Aujourd’hui, aucun poète renommé n’écrit plus de sonnet. Le vers libre est roi. Et pourtant, comme l’écrit François Debluë, cité par M. Laufer dans son discours, on n’a pas choisi la facilité: Pour avoir renoncé aux garde-fous traditionnels (rythmes et sons réguliers, formes fixes, etc.), la poésie (…) est désormais, plus que jamais, astreinte aux mots, aux rythmes, aux sons plus exacts (…). Du dehors, les règles sont passées au-dedans.

Dans cette affaire, il faut songer aussi aux profanes qui ont soif de poésie, même à leur insu, notamment aux écoliers. Les rimes, les formes et les rythmes réguliers les attachent aux poèmes. Parmi nos élèves les plus réticents aux belles-lettres, certains ne résistent pas aux alexandrins de La Fontaine, Molière ou Baudelaire. Un acteur autodidacte comme Fabrice Luchini l’a bien compris. Il doit ses extraordinaires succès scéniques aux fables de La Fontaine, aux tirades de Molière, aux sonnets de Baudelaire. A ses débuts, Philippe Jaccottet lui-même a écrit de beaux sonnets qui peuvent séduire la jeunesse. Un poète connu et prolifique comme Jacques Réda s’astreint parfois aux vers réguliers, à plus de quatre-vingt-cinq ans. On pense ce qu’on veut de Michel Houellebecq comme écrivain et poète, mais il a su peindre en vers réguliers et rimés la banalité même des supermarchés.

Après avoir récité des fables de La Fontaine (car des maîtres plus nombreux qu’on ne croit exigent encore l’apprentissage par cœur…), certains de nos élèves s’essaient à l’alexandrin sans même que nous ne le leur demandions…

Pendant la cérémonie au Cercle littéraire, nous avons observé que deux tout jeunes apprentis-poètes, qui avaient participé au concours sans avoir été récompensés, avaient jugé bon de participer à la remise des prix et de s’entretenir avec les personnes présentes.

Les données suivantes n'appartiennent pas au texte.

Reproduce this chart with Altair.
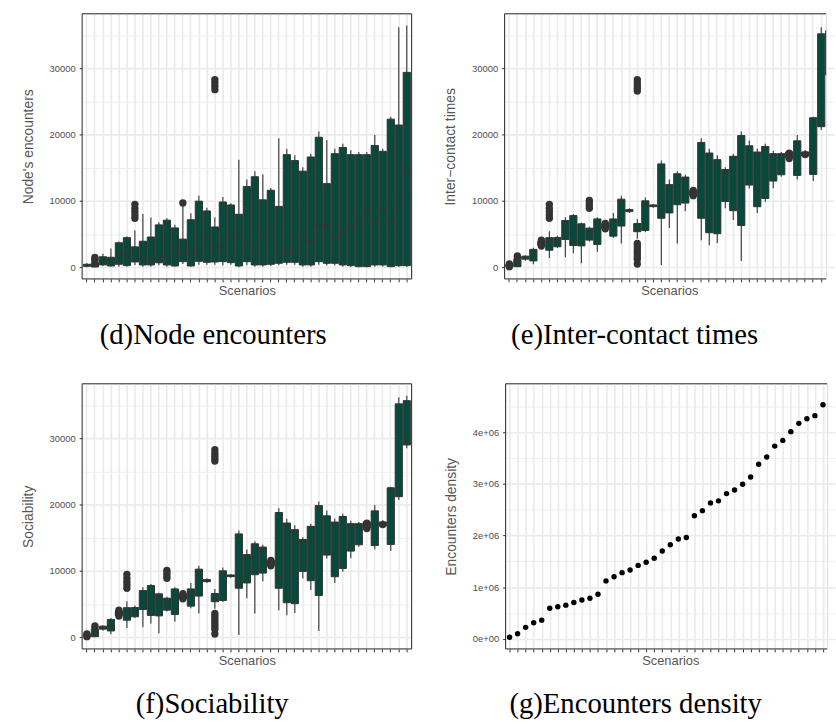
import altair as alt
import pandas as pd

N = 41
scenarios = [f"S{i + 1:02d}" for i in range(N)]

# (d) Node encounters: whisker low, Q1, median, Q3, whisker high
ne_lw = [0, 0, 200, 100, 100, 100, 350, 100, 100, 300,
         100, 100, 500, 100, 400, 400, 400, 300, 400, 0,
         300, 100, 100, 200, 300, 400, 400, 100, 100, 400,
         300, 300, 100, 50, 0, 0, 100, 100, 0, 50, 50]
ne_q1 = [150, 50, 360, 200, 450, 250, 800, 350, 350, 680,
         350, 200, 850, 200, 900, 750, 800, 850, 700, 200,
         845, 350, 350, 450, 600, 750, 750, 350, 350, 845,
         600, 600, 350, 250, 100, 100, 350, 350, 100, 250, 250]
ne_med = [300, 300, 1000, 800, 1850, 1700, 1100, 1250, 1300, 1300,
          1480, 2900, 2350, 2450, 2350, 4380, 2900, 3150, 4650, 4500,
          3480, 1990, 4670, 5660, 2580, 2090, 2330, 4820, 3920, 6310,
          6310, 4420, 5170, 6210, 6950, 8300, 6810, 8690, 6660, 10530, 14260]
ne_q3 = [450, 700, 1590, 1510, 3700, 4470, 3085, 3930, 4570, 6400,
         7110, 5940, 4250, 7170, 9970, 8500, 6080, 9850, 9400, 8000,
         12170, 13660, 10180, 11620, 9190, 16990, 16100, 14500, 16640, 19620,
         12620, 17140, 18080, 16990, 16990, 16990, 18380, 17490, 22350, 21460, 29410]
ne_uw = [650, 1100, 2050, 2830, 3900, 4670, 5550, 8050, 7500, 6800,
         7400, 6400, 9200, 8170, 10790, 9000, 7540, 10600, 9650, 16240,
         13260, 14500, 14000, 11970, 19470, 17880, 16890, 15100, 17140, 20470,
         19220, 17880, 18630, 17640, 17390, 17390, 19970, 17880, 22700, 36200, 36460]
ne_out_idx = [1, 1, 1, 6, 6, 6, 6, 6, 12, 16, 16, 16, 16]
ne_out_val = [1000, 1250, 1500, 7400, 7900, 8400, 8900, 9500, 9700,
              26800, 27300, 27800, 28300]

# (e) Inter-contact times and (f) Sociability (same distributions)
ic_lw = [0, 0, 1000, 450, 3100, 1400, 2900, 1500, 2100, 600,
         3900, 2330, 5600, 4400, 3580, 8200, 4320, 5320, 9000, 350,
         5910, 3580, 8450, 10500, 4070, 3330, 3680, 8890, 7150, 940,
         11870, 8200, 9890, 11920, 13660, 16200, 13260, 16600, 13010, 20720, 28520]
ic_q1 = [100, 100, 1230, 960, 3300, 2580, 3100, 4200, 3300, 3230,
         4100, 3450, 5800, 4700, 6220, 8400, 5370, 5560, 9150, 7400,
         8200, 9440, 9690, 10800, 7400, 5220, 5070, 9940, 8540, 6310,
         12420, 9140, 10380, 13010, 13960, 16500, 13860, 16800, 14010, 21210, 29020]
ic_med = [250, 500, 1450, 1840, 3600, 3950, 3900, 5300, 3900, 6300,
          5400, 5800, 6200, 6700, 10000, 8550, 5740, 9500, 9290, 8000,
          12300, 13760, 13360, 11200, 9140, 16990, 15900, 14500, 16590, 19320,
          12520, 17240, 18080, 16990, 16990, 17000, 18330, 17100, 22450, 21560, 29270]
ic_q3 = [400, 1200, 1680, 2700, 3900, 4470, 4500, 7050, 7800, 6560,
         5900, 7300, 6600, 7300, 10280, 8700, 6600, 10030, 9400, 15600,
         12470, 14110, 13610, 11600, 18830, 17240, 16240, 14750, 16740, 19870,
         18330, 17390, 18230, 17140, 17140, 17400, 19080, 17400, 22550, 35220, 35700]
ic_uw = [600, 1500, 1800, 2930, 4100, 5450, 4800, 7550, 8050, 6710,
         6100, 7550, 6800, 8200, 10780, 8900, 7300, 10530, 9500, 16100,
         13260, 14500, 13960, 11800, 19470, 17880, 16890, 15100, 17140, 20470,
         19120, 17880, 18630, 17590, 17390, 17700, 19970, 17700, 22700, 36210, 36460]
ic_out_idx = [0, 0, 0, 1, 1, 4, 4, 4, 4, 5, 5, 5, 5, 5, 10, 10, 10, 10,
              12, 12, 12, 16, 16, 16, 16, 16, 16, 16, 16, 16, 16, 16, 16, 16,
              23, 23, 23, 35, 35, 35, 37]
ic_out_val = [100, 300, 500, 1400, 1700, 3200, 3500, 3800, 4100,
              7400, 7900, 8400, 8900, 9500, 8900, 9300, 9700, 10100,
              5800, 6200, 6600,
              500, 1200, 1600, 2000, 2400, 2800, 3200, 3600,
              26600, 27000, 27400, 27800, 28300,
              10800, 11200, 11600, 16400, 16800, 17200, 17000]

# (g) Encounters density
density = [30000, 96000, 220000, 310000, 360000, 590000, 620000, 650000, 700000, 750000,
           785000, 860000, 1120000, 1200000, 1280000, 1330000, 1420000, 1480000, 1560000, 1700000,
           1820000, 1930000, 1960000, 2380000, 2480000, 2630000, 2670000, 2810000, 2880000, 2990000,
           3130000, 3380000, 3520000, 3730000, 3840000, 4010000, 4170000, 4260000, 4320000, 4530000,
           4700000]

FILL = "#074a3c"
DARK = "#333333"
GRID = "#EBEBEB"
H = 268
FULL_W = 333


def borders(W, right_side):
    base = alt.Chart(pd.DataFrame({"f": [0]}))
    st = dict(color=DARK, strokeWidth=1)
    parts = [
        base.mark_rule(**st).encode(x=alt.value(0), x2=alt.value(W), y=alt.value(0)),
        base.mark_rule(**st).encode(x=alt.value(0), x2=alt.value(W), y=alt.value(H)),
        base.mark_rule(**st).encode(x=alt.value(0), y=alt.value(0), y2=alt.value(H)),
    ]
    if right_side:
        parts.append(base.mark_rule(**st).encode(x=alt.value(W), y=alt.value(0), y2=alt.value(H)))
    return parts


def x_channel(clipped):
    axis = alt.Axis(
        title="Scenarios", labels=False, ticks=True, tickSize=3, tickColor=DARK,
        domain=False, grid=True, gridColor=GRID, gridWidth=1.7, bandPosition=0.5,
        titleFontSize=13, titleColor="#555555", titlePadding=2, titleFontWeight="normal",
        titleFont="Liberation Sans", titleX=FULL_W / 2,
        values=scenarios[:40] if clipped else scenarios,
    )
    scale = alt.Scale(domain=scenarios, range=[0, FULL_W], paddingInner=0.1, paddingOuter=0.15)
    return alt.X("scenario:N", sort=scenarios, scale=scale, axis=axis)


def y_axis(title, major, label_expr, values):
    return alt.Axis(
        title=title, grid=True, gridColor=GRID, values=values,
        gridWidth={"condition": {"test": f"datum.value % {major} === 0", "value": 1.7}, "value": 0.8},
        tickOpacity={"condition": {"test": f"datum.value % {major} === 0", "value": 1}, "value": 0},
        tickSize=3, tickColor=DARK, domain=False, labelFontSize=9.5, labelColor="#4D4D4D",
        labelFont="Liberation Sans", labelPadding=4, titleFontSize=14, titleColor="#555555",
        titlePadding=14, titleFontWeight="normal", titleFont="Liberation Sans",
        labelExpr=label_expr,
    )


def caption(text, dx, offset):
    return alt.TitleParams(text=text, orient="bottom", anchor="middle", font="Liberation Serif",
                           fontSize=29, fontWeight="normal", color="#000000", offset=offset, dx=dx)


def box_panel(lw, q1, med, q3, uw, out_idx, out_val, ytitle, cap, W, clipped, dx, offset):
    df = pd.DataFrame({"scenario": scenarios, "lw": lw, "q1": q1, "med": med, "q3": q3, "uw": uw})
    odf = pd.DataFrame({"scenario": [scenarios[i] for i in out_idx], "v": out_val})
    ys = alt.Scale(domain=[-1750, 38250], nice=False)
    ya = y_axis(ytitle, 10000, "datum.value % 10000 === 0 ? format(datum.value, 'd') : ''",
                list(range(0, 40000, 5000)))
    x = x_channel(clipped)
    base = alt.Chart(df)
    whisk = base.mark_rule(color=DARK, strokeWidth=1.1, clip=clipped).encode(
        x=x, y=alt.Y("lw:Q", scale=ys, axis=ya), y2="uw:Q")
    box = base.mark_bar(fill=FILL, stroke=DARK, strokeWidth=1, clip=clipped).encode(
        x=x, y=alt.Y("q1:Q", scale=ys, axis=ya), y2="q3:Q")
    medt = base.mark_tick(color=DARK, thickness=2, size=7, clip=clipped).encode(
        x=x, y=alt.Y("med:Q", scale=ys, axis=ya))
    outl = alt.Chart(odf).mark_circle(color=DARK, size=55, opacity=1, clip=clipped).encode(
        x=x, y=alt.Y("v:Q", scale=ys, axis=ya))
    return alt.layer(whisk, box, medt, outl, *borders(W, not clipped)).properties(
        width=W, height=H, title=caption(cap, dx, offset))


def dens_panel(W, clipped, dx, offset):
    df = pd.DataFrame({"scenario": scenarios, "d": density})
    ys = alt.Scale(domain=[-197000, 4937000], nice=False)
    ya = y_axis("Encounters density", 1000000,
                "datum.value === 0 ? '0e+00' : (datum.value % 1000000 === 0 ? format(datum.value / 1000000, 'd') + 'e+06' : '')",
                list(range(0, 5000000, 500000)))
    x = x_channel(clipped)
    pts = alt.Chart(df).mark_circle(color="#000000", size=30, opacity=1, clip=clipped).encode(
        x=x, y=alt.Y("d:Q", scale=ys, axis=ya))
    return alt.layer(pts, *borders(W, not clipped)).properties(
        width=W, height=H, title=caption("(g)Encounters density", dx, offset))


RIGHT_W = 325
d = box_panel(ne_lw, ne_q1, ne_med, ne_q3, ne_uw, ne_out_idx, ne_out_val,
              "Node's encounters", "(d)Node encounters", FULL_W, False, -34, 24)
e = box_panel(ic_lw, ic_q1, ic_med, ic_q3, ic_uw, ic_out_idx, ic_out_val,
              "Inter\u2212contact times", "(e)Inter-contact times", RIGHT_W, True, -31, 24)
f = box_panel(ic_lw, ic_q1, ic_med, ic_q3, ic_uw, ic_out_idx, ic_out_val,
              "Sociability", "(f)Sociability", FULL_W, False, -35, 23)
g = dens_panel(RIGHT_W, True, -31, 23)

chart = alt.vconcat(
    alt.hconcat(d, e, spacing=31),
    alt.hconcat(f, g, spacing=31),
    spacing=33,
).properties(
    padding={"left": 21, "top": 9, "right": 0, "bottom": 0}
).configure_view(stroke=None).configure(background="white")

chart.save("out.html", embed_options={"renderer": "svg", "actions": False})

Cela encourage M. Laufer et le jury in corpore (dont Mme Sylvie Jeanneret que nous n’avons pas encore eu l’occasion de nommer) à renouveler l’expérience. Un deuxième épisode de La Feuille de Chêne sera tourné d’ici à 2018. Et, aiguillonnés par M. Laufer, nous ne renoncerons pas à solliciter des alexandrins de nos futurs auteurs.